Lausanne est la capitale fédérale pour une journée

Visite Le Conseil fédéral siège ce matin à l’Ecole des métiers et doit rencontrer la population à midi à Saint-François. Une visite symbolique voulue comme un hommage au canton.

Leurs Excellences de Berne débarquent au bord du Léman. Le Conseil Fédéral abandonne aujourd’hui les lambris bernois pour tenir sa séance hebdomadaire dans une salle de l’Ecole technique – Ecole des métiers de Lausanne (ETML). A midi, les sept Sages et le Conseil d’Etat vaudois se prêteront à une rencontre informelle avec la population à la place Saint-François. Echanges, serrages de paluches, effusions. Une rencontre voulue simple, comme en 2013, au Château de Prangins et à Nyon. C’est la dixième fois en six ans que le gouvernement siège à l’extérieur – la deuxième fois dans le canton de Vaud. Une tradition instaurée en 2010 par Doris Leuthard.

Délocaliser le gouvernement? Un jeu d’enfant, à entendre la Chancellerie fédérale: «On parle d’une équipe restreinte de sept personnes, rappelle André Simonazzi, porte-parole du Conseil fédéral. Aller travailler à l’extérieur ne représente pas une grande organisation, il s’agit de déplacer quelques computers et un fax pour rester en connexion avec l’Administration fédérale.» Le convoi des ministres se réduit à un wagon CFF et quelques fourgons. «On décrit souvent notre système politique comme lourd et lent, dit André Simonazzi. Ce genre de déplacement montre au contraire qu’il est souple et efficace, adapté à la gestion de crises.»

«On décrit parfois notre système comme lourd et lent. Ce genre de déplacement montre au contraire qu’il est souple et efficace»
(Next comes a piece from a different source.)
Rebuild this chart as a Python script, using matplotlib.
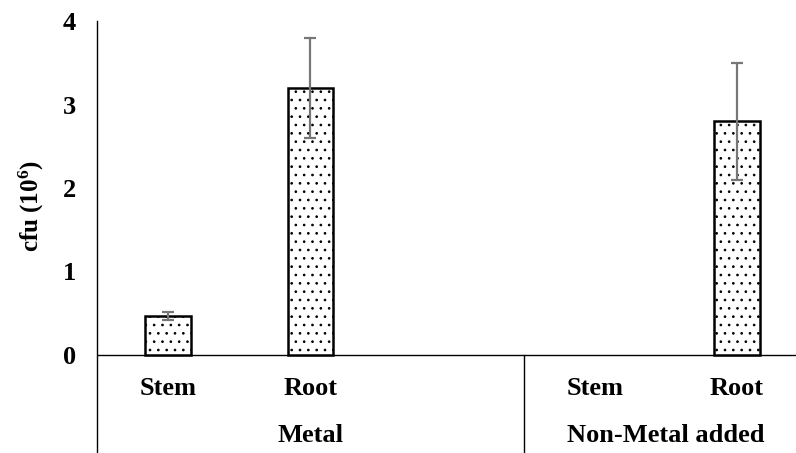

Pourtant, nos questions montrent qu’une telle opération est loin de se faire à la bonne franquette. Impossible de savoir quoi que ce soit sur le dispositif de sécurité (lire ci-contre). Impossible de visiter à l’avance la salle de l’ETML où siégera ce matin le Conseil fédéral. Impossible, non plus, de savoir où le Conseil d’Etat dînera avec le Conseil fédéral en début d’après-midi. Quant à la rencontre avec le public à midi, elle sera vraisemblablement sous haute surveillance. La Jeunesse socialiste vaudoise va tenter d’approcher les sept Sages pour leur remettre sa pétition contre le doublement des taxes d’études à l’EPFL. En ayant conscience de marcher sur des œufs: «On a préparé des visuels, mais la consigne est de rester discrets, histoire d’éviter que cinq gendarmes nous tombent dessus», dit son porte-parole, Romain Pilloud.

Cadeau pour une école

A l’ETML aussi, la discrétion est de rigueur. Le nom de l’école n’a été dévoilé que récemment, pendant les vacances de Pâques. Le directeur, Christophe Unger, n’a pas fait d’annonce tonitruante sur la venue du Conseil fédéral. Seule une partie des élèves est au courant: les cours auront lieu ce matin comme en temps normal. «De toute façon, on ne pourrait pas imaginer les 820 étudiants faire une haie d’honneur au gouvernement en sortant de la salle», dit-il. Mais cette visite apparaît comme un cadeau pour l’institution, qui fête ses 100 ans cette année: «C’est un immense honneur, une occasion qui ne se présente qu’une fois dans une vie», se réjouit Alexandre Zappelli, enseignant dans la classe de quatrième de menuiserie-ébénisterie, qui attend ce matin la visite de Johann Schneider-Ammann, président de la Confédération.

De l’utilité d’une visite

Hormis le fait d’honorer une école et une région, à quoi sert une telle délocalisation? L’ancien conseiller fédéral Pascal Couchepin évoque une initiative «sympathique», sans y voir un réel moyen de rapprocher le peuple et les élites fédérales: «De toute manière, le but d’un Conseil fédéral n’est pas d’être populaire, mais d’inspirer la confiance par ses décisions politiques», considère le Valaisan. Le conseiller d’Etat Pascal Broulis se réjouit d’échanger avec les sept Sages, notamment pour revenir à la charge sur la troisième réforme de l’imposition des entreprises (RIE III): «J’insisterai auprès d’Ueli Maurer pour faire accélérer le processus au parlement. Cette réforme donnera un avantage concurrentiel au canton, c’est l’avenir, c’est le changement.» Enfin, cette visite vise à souligner une nouvelle fois cette spécificité toute suisse: l’accessibilité des élus. Syndic de Nyon, Daniel Rossellat se souvient avec émotion de la visite de 2013: «Je me suis senti fier de notre démocratie en voyant l’ensemble du gouvernement accessible à tous les citoyens sur la place du château.»